Chacune des expositions de Loïc Raguénès propose une nouvelle configuration de ses oeuvres qui adoptent des dimensions allant de petits formats à des papiers peints ou des peintures murales. Chaque accrochage revêt un caractère évident malgré l’incongruité des rapprochements d’images qu’il crée, laissant le soin à chacun d’établir une éventuelle narration. L’exposition à 40mcube, qui regroupe de nouvelles peintures et une intervention sur l’espace d’exposition, peut être visitée comme une séance de natation synchronisée, car « avec une bonne prise de conscience des divers segments du corps, votre geste sera plus précis dans l’eau ».

Pittoresque
Loïc Raguénès reproduit des images. Généralement au crayon de couleur – une seule couleur par oeuvre – point par point, à la manière de la trame fruste qu’on utilise – ou qu’on utilisait avant les pixels – dans les procédés bon marché de reproduction mécanique.
Aujourd’hui, dans la surenchère des images, le pittoresque est partout, banal jusqu’à l’invisibilité. Le choix du sujet est donc indifférent. (Mais déjà depuis des décennies, des artistes exemplaires comme Sturtevant ou comme André Raffray ont fait un sort à son originalité.)
Tous les registres se valent. Il ne s’agit même plus, comme le formulait Arthur Danto à l’époque du pop art, de transfigurer le banal, mais de ramener l’art du peintre, celui du dessinateur, à celui de l‘artisan méthodique, appliqué, d’apporter un grand soin au cadrage, à la réalisation, en écartant d’office toute mythification, voire toute virtuosité. Toute visée esthétique ou toute charge polémique sont déniées à l’imagerie. Sont laissées de côté l’imagination, l’invention. S’il le faut, l’exécution peut en être déléguée à de petites mains, selon la pratique du travail à façon.
Les modes du dessin – ou de la peinture – sont donc désinvestis de toute dimension héroïque. C’est une activité blanche, comme on a pu parler un temps, dans la littérature, d’écriture blanche. Il suffit de l’application d’un protocole, d’une exécution froide.
Si l’oeuvre s’organise à partir du contenu anecdotique de l’image, le monochrome et le traitement par points la vident de son impact pour ne garder qu’une structure, pour ne garder que la trame qui agit comme trace, comme un substrat affaibli.
Traité par cases, le motif est constitué de blancs autant que de points colorés. Pour parodier Art & Language, on pourrait définir ainsi l’oeuvre qui en résulte : 50% de vide, 50% de monochromie. L’abrasion de l’image est accentuée par un choix chromatique faible. Sa lecture est rendue problématique par son mode opératoire, mais aussi par le mode de perception qu’elle implique : une distance d’observation à régler par le spectateur, selon le format de l’oeuvre, (dessin sur papier, grand châssis ou mural), à partir de laquelle le contenu apparaît à l’oeil ou disparaît.

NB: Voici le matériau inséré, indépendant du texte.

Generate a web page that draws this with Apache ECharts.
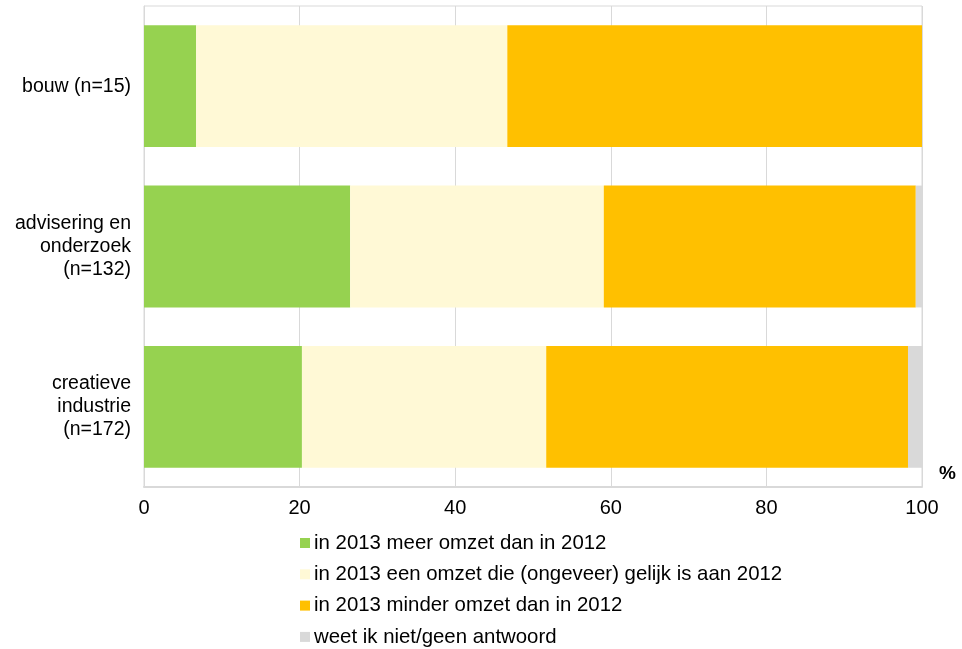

Ce contenu se distingue par sa banalité narrative ou anecdotique : portrait du héros politique, portrait de son chien, baigneuses… images empruntées à des catalogues, des revues. Le simple fait de les reproduire, sur un mode mineur qui peut aller jusqu’à la photocopie la plus basique, suffit tout à coup à sauter par dessus toutes les fausses bonnes raisons canoniques de fonder, de valoriser l’oeuvre d’art, pour affirmer simplement une position d’artiste.
Alors il nous est de nouveau possible de poser un regard sur l’image, de prendre en compte son usure, son histoire, ses modes passés de reproduction et de diffusion, de considérer le caractère désuet de son sujet dont l’importance temporelle s’est perdue et dont la réitération pauvre permet de capter une certaine rémanence.
Loïc Raguénès pose sur le monde qui l’entoure un regard qui dénote une conscience aiguë de l’inanité et une lucidité délivrée d’affect qui va bien au-delà du pessimisme.
Ce qu’il construit par sa pratique de la peinture, du dessin, de l’image photocopiée ou sérigraphiée relève de la machination. C’est un engin – au sens premier du terme – un leurre, parce qu’il déroute le regard, parce qu’il jette le trouble sur les moyens de production et sur la nature de ce qui a été produit, parce qu’il s’emploie à rendre littéral le vacillement du sujet, parce qu’il choisit avec soin des images de peu d’importance que sa posture d’artiste nous oblige à déchiffrer et à considérer.